» Task to complete
Return the lines below exactly, from the first line to the line that contains "251, 285, 314];". Leave out pictures.

» Supplied material

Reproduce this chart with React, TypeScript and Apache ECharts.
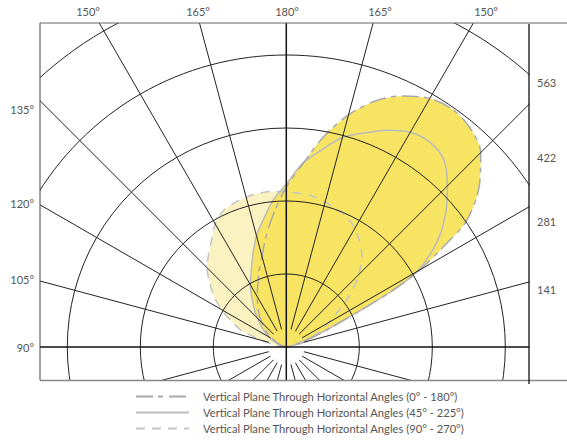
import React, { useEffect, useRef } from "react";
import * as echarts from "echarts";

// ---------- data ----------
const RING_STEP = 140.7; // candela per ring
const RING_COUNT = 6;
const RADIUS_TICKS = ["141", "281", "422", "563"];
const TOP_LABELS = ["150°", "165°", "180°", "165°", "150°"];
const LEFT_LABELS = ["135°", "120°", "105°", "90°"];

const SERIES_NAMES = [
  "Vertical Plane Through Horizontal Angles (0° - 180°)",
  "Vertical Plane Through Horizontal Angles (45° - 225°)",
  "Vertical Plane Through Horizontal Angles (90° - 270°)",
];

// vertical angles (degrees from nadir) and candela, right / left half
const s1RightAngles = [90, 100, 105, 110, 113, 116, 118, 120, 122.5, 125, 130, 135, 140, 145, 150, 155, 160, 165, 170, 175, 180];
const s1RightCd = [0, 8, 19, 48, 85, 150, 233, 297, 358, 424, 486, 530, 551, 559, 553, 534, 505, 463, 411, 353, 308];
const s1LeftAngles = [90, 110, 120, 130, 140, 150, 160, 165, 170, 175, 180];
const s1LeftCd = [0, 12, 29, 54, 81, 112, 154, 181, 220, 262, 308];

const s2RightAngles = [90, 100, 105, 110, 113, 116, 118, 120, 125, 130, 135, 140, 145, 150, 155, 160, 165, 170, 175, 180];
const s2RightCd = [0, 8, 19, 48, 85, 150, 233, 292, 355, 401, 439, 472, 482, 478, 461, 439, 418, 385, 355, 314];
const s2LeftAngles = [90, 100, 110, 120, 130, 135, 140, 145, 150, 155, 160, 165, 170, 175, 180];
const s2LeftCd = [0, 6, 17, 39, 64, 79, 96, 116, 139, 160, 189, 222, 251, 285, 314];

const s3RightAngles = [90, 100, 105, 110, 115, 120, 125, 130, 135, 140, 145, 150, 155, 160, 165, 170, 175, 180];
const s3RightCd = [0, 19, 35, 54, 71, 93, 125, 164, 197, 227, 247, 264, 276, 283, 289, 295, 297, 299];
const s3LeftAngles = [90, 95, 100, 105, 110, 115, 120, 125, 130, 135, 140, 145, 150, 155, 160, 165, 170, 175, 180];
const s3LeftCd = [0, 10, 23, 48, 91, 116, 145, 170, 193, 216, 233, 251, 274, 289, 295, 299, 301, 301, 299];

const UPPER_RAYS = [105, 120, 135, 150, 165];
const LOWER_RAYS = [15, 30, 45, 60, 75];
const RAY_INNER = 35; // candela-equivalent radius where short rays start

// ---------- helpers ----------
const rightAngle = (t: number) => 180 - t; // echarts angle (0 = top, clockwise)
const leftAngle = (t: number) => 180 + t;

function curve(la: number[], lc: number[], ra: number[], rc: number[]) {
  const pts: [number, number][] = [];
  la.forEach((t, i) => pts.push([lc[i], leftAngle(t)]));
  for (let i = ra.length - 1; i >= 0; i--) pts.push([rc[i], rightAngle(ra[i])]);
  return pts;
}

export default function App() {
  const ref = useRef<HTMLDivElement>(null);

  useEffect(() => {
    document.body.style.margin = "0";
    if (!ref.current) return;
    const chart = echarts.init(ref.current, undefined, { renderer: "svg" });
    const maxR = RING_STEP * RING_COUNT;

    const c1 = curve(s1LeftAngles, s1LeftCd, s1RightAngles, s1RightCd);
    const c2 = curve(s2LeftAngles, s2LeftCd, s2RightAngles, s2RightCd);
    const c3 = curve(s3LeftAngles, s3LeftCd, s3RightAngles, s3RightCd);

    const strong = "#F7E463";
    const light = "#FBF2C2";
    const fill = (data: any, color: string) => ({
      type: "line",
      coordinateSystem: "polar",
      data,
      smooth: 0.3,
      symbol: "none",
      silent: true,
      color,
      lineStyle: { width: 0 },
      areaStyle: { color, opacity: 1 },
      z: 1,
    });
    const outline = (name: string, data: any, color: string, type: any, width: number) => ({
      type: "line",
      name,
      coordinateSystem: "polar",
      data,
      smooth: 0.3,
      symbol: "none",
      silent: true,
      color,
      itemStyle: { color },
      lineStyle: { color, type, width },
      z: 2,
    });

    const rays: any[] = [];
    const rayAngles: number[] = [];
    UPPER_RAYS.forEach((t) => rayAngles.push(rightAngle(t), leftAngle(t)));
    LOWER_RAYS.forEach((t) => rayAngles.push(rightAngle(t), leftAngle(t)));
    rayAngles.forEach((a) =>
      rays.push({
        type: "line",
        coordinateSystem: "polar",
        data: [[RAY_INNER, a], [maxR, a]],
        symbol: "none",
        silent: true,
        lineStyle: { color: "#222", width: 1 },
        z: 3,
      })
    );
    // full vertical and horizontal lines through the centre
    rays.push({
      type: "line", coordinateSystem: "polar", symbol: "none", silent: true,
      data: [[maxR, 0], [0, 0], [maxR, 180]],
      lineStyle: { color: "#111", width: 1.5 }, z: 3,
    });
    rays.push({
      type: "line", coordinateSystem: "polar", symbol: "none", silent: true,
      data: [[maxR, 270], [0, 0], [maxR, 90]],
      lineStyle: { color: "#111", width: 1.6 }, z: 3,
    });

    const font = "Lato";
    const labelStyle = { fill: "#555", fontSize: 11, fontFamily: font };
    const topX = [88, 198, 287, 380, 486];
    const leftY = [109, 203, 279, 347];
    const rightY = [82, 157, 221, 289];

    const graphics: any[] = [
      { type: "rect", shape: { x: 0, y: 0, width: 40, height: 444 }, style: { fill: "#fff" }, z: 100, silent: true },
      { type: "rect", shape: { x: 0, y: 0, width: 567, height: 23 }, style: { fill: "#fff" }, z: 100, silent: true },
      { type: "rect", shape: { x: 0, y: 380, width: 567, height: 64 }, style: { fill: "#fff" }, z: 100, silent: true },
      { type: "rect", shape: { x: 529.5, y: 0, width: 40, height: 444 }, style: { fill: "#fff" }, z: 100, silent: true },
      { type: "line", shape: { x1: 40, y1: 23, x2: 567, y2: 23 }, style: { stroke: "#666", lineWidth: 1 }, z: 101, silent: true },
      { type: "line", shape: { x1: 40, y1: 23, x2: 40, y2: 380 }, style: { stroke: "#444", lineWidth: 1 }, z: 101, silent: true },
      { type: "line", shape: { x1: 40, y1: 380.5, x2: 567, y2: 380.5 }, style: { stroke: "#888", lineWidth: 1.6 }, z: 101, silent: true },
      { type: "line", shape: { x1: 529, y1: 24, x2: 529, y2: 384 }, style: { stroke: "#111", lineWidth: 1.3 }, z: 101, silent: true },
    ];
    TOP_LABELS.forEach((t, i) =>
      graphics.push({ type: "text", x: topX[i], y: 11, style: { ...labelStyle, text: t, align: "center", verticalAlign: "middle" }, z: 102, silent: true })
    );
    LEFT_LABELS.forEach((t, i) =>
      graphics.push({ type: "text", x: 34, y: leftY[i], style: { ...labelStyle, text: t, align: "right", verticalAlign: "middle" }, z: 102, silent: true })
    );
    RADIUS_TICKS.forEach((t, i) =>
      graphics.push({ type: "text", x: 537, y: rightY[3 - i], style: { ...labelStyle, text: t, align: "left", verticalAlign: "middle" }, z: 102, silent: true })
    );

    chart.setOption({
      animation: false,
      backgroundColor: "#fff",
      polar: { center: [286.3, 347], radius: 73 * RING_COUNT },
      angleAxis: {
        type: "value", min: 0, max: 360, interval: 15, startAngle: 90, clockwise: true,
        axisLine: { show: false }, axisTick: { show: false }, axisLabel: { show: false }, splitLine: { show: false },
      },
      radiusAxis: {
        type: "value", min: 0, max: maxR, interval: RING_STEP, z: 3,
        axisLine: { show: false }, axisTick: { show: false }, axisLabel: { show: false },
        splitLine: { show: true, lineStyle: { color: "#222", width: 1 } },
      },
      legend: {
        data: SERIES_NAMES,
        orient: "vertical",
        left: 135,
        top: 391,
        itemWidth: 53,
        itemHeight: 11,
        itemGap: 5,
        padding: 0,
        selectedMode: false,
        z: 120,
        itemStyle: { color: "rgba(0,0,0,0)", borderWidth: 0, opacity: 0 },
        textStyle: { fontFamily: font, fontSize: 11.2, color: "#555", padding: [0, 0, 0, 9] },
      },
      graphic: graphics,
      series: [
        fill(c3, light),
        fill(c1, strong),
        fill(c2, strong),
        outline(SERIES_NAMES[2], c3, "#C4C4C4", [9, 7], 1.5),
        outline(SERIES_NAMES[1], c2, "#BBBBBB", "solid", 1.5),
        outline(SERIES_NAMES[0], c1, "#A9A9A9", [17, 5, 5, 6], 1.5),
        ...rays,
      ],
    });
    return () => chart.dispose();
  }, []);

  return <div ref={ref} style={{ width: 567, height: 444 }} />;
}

» Right answer
Reproduce this chart with React, TypeScript and Apache ECharts.
import React, { useEffect, useRef } from "react";
import * as echarts from "echarts";

// ---------- data ----------
const RING_STEP = 140.7; // candela per ring
const RING_COUNT = 6;
const RADIUS_TICKS = ["141", "281", "422", "563"];
const TOP_LABELS = ["150°", "165°", "180°", "165°", "150°"];
const LEFT_LABELS = ["135°", "120°", "105°", "90°"];

const SERIES_NAMES = [
  "Vertical Plane Through Horizontal Angles (0° - 180°)",
  "Vertical Plane Through Horizontal Angles (45° - 225°)",
  "Vertical Plane Through Horizontal Angles (90° - 270°)",
];

// vertical angles (degrees from nadir) and candela, right / left half
const s1RightAngles = [90, 100, 105, 110, 113, 116, 118, 120, 122.5, 125, 130, 135, 140, 145, 150, 155, 160, 165, 170, 175, 180];
const s1RightCd = [0, 8, 19, 48, 85, 150, 233, 297, 358, 424, 486, 530, 551, 559, 553, 534, 505, 463, 411, 353, 308];
const s1LeftAngles = [90, 110, 120, 130, 140, 150, 160, 165, 170, 175, 180];
const s1LeftCd = [0, 12, 29, 54, 81, 112, 154, 181, 220, 262, 308];

const s2RightAngles = [90, 100, 105, 110, 113, 116, 118, 120, 125, 130, 135, 140, 145, 150, 155, 160, 165, 170, 175, 180];
const s2RightCd = [0, 8, 19, 48, 85, 150, 233, 292, 355, 401, 439, 472, 482, 478, 461, 439, 418, 385, 355, 314];
const s2LeftAngles = [90, 100, 110, 120, 130, 135, 140, 145, 150, 155, 160, 165, 170, 175, 180];
const s2LeftCd = [0, 6, 17, 39, 64, 79, 96, 116, 139, 160, 189, 222, 251, 285, 314];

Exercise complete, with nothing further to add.